/---

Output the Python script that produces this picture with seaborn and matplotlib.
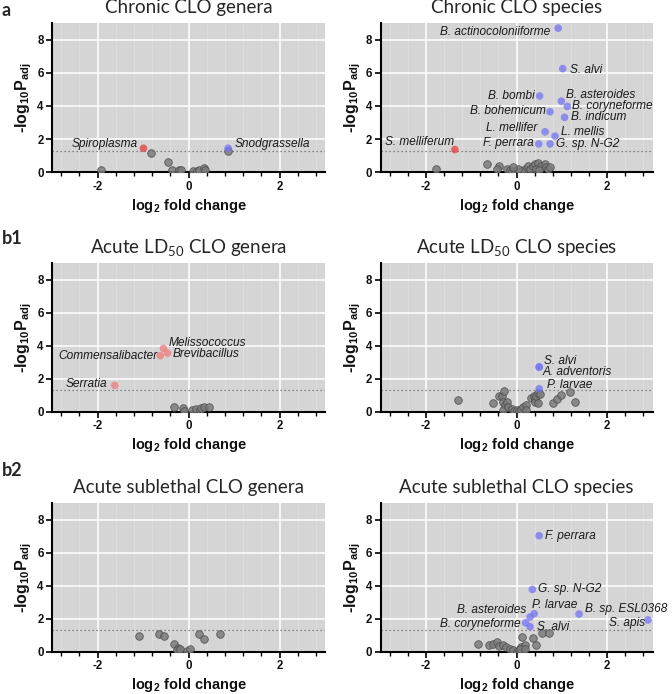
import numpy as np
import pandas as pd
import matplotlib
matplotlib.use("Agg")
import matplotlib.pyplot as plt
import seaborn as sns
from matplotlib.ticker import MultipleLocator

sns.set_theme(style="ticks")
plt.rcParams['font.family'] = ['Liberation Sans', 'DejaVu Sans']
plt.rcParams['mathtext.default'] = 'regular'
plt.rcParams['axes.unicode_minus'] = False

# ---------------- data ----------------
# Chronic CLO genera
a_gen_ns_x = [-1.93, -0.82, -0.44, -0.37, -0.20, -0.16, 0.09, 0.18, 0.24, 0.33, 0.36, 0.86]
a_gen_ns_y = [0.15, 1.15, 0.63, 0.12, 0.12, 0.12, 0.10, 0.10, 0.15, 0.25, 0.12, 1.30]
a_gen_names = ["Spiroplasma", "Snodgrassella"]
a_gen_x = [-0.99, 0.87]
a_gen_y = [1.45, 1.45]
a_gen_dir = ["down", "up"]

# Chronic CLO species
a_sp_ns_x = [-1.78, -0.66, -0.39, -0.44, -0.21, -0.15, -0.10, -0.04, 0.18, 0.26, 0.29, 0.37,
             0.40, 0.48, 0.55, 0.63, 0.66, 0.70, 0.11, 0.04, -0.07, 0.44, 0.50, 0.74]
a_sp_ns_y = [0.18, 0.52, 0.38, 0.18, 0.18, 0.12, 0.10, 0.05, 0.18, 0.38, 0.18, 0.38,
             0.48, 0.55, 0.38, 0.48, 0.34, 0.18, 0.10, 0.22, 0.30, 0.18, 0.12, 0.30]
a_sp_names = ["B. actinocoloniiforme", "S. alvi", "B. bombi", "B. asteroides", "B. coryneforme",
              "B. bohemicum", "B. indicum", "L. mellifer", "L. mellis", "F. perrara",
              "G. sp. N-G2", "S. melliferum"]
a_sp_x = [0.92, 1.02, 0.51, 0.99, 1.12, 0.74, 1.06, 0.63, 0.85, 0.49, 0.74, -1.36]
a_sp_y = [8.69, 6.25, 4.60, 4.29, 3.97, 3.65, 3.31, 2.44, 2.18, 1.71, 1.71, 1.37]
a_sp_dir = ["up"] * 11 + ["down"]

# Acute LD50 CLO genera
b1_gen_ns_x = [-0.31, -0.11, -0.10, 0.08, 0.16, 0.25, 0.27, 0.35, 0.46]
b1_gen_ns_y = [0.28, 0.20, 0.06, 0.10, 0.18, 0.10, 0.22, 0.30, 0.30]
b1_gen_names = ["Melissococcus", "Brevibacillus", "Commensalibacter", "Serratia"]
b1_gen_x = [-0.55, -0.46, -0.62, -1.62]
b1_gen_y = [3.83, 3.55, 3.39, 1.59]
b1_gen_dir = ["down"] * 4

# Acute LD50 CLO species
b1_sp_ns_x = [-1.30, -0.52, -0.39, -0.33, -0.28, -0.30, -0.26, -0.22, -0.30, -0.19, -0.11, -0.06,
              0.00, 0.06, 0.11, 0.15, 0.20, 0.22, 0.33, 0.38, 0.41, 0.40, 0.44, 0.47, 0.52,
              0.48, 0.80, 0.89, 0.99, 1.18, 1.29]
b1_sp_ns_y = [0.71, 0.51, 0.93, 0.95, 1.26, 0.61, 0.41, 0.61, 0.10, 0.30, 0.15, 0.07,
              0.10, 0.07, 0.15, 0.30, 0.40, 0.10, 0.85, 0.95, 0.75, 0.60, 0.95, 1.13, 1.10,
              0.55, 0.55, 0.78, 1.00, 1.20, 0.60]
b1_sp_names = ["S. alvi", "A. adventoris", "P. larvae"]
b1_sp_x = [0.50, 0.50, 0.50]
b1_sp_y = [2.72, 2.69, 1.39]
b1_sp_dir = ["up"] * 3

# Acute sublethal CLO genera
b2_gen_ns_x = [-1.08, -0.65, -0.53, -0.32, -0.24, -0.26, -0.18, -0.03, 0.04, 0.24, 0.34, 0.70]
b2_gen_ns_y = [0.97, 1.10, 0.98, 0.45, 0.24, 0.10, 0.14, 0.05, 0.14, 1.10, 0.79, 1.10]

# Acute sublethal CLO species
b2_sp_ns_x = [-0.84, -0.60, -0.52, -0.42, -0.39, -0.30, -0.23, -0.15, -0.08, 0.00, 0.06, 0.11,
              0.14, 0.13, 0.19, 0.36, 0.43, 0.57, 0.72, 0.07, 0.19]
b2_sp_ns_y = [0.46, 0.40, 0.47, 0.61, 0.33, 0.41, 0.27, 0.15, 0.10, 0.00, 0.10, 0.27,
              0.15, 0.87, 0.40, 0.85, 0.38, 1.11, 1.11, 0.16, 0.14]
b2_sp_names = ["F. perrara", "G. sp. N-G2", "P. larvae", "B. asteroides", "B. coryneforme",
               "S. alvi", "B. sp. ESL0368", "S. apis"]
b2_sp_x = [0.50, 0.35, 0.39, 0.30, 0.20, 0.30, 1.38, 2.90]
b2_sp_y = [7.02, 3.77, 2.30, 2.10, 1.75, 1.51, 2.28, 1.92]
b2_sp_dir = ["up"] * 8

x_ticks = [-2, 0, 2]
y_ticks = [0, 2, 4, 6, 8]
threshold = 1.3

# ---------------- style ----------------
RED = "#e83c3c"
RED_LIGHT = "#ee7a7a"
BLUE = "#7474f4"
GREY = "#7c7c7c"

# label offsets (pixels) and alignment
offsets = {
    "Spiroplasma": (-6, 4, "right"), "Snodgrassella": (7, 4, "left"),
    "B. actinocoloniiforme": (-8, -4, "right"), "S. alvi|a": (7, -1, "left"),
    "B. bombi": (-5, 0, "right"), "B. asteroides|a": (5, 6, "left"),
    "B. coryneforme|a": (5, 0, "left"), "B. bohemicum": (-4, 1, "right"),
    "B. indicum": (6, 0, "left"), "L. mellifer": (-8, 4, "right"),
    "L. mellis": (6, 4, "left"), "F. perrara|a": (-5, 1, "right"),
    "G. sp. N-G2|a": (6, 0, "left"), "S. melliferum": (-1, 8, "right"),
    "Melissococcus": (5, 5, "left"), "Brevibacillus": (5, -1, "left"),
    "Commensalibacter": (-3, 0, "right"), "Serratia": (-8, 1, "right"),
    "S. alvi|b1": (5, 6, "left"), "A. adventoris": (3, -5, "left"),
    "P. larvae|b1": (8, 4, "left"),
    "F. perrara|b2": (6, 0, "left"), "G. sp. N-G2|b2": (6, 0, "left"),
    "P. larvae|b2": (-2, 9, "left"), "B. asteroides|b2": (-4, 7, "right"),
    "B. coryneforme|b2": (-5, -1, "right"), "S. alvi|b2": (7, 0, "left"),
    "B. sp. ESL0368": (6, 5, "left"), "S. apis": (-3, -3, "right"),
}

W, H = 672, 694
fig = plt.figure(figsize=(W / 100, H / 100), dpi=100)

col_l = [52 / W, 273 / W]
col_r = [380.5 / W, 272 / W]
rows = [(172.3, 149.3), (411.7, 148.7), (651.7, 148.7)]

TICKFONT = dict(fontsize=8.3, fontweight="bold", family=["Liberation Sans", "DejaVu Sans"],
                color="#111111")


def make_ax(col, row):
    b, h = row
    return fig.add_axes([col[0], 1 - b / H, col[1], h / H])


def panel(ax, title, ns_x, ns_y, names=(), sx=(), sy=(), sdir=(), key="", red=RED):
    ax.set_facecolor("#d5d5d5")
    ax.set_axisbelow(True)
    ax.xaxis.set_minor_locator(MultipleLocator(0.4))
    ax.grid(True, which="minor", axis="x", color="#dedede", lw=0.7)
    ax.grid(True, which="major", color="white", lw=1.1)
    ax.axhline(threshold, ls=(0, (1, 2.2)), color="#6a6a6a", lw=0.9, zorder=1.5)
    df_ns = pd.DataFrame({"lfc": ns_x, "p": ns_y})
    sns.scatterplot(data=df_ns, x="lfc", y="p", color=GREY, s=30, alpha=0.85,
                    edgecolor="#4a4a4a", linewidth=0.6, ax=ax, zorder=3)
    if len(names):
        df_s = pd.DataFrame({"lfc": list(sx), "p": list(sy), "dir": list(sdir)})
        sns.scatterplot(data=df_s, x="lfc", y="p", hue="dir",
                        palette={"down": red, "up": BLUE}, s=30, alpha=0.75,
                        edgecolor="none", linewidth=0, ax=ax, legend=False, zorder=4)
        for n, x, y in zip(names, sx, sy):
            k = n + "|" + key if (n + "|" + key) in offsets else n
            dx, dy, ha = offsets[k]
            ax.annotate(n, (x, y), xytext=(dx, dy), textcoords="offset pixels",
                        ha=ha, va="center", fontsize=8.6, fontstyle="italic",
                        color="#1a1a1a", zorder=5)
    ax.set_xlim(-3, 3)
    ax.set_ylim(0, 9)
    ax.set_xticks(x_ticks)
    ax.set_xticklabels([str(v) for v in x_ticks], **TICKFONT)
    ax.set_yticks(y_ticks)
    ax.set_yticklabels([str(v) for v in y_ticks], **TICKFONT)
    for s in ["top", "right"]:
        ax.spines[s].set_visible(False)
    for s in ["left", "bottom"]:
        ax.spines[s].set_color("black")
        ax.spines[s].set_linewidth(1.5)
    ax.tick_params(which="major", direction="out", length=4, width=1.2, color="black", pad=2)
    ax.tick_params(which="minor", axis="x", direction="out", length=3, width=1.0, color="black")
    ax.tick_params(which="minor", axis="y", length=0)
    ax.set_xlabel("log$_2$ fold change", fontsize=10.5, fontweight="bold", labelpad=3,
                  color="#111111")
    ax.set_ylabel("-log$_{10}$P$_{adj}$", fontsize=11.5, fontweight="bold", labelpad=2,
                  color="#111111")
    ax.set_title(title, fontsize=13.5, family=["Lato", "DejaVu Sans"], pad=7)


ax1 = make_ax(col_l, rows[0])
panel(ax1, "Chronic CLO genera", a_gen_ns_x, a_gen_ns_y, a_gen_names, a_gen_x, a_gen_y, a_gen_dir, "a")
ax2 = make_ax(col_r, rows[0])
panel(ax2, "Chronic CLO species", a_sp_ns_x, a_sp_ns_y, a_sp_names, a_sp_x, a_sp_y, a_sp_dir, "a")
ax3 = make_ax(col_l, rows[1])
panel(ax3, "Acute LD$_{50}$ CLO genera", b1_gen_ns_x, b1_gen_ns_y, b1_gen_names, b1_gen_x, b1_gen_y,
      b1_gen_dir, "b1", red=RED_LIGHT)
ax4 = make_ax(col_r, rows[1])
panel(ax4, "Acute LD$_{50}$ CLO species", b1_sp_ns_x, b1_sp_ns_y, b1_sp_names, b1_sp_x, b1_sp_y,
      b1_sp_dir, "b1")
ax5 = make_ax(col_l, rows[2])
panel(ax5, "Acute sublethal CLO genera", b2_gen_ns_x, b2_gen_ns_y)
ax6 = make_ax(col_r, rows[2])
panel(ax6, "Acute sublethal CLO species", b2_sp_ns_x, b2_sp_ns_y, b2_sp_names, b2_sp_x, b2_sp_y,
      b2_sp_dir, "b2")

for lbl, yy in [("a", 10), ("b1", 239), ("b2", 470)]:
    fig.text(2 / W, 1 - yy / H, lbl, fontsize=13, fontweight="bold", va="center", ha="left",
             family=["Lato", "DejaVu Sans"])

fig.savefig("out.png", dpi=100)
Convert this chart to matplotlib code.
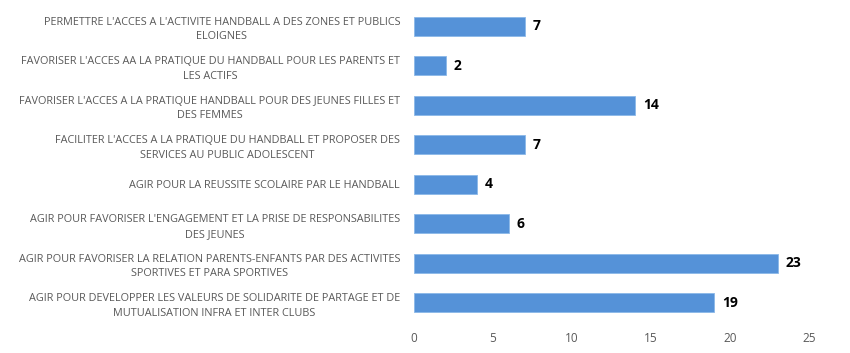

\---

**AIM OF THE EXERCISE:** Beginning with the first line of the records above, extract each line exactly through the line that holds "plt.rcParams['axes.unicode_minus'] = False", both ends included. Omit pictures.

**EXPECTED ANSWER:**
Output the Python script that produces this picture with seaborn and matplotlib.
import numpy as np
import pandas as pd
import matplotlib
matplotlib.use("Agg")
import matplotlib.pyplot as plt
import seaborn as sns
from matplotlib.ticker import MultipleLocator

sns.set_theme(style="ticks")
plt.rcParams['font.family'] = ['Liberation Sans', 'DejaVu Sans']
plt.rcParams['mathtext.default'] = 'regular'
plt.rcParams['axes.unicode_minus'] = False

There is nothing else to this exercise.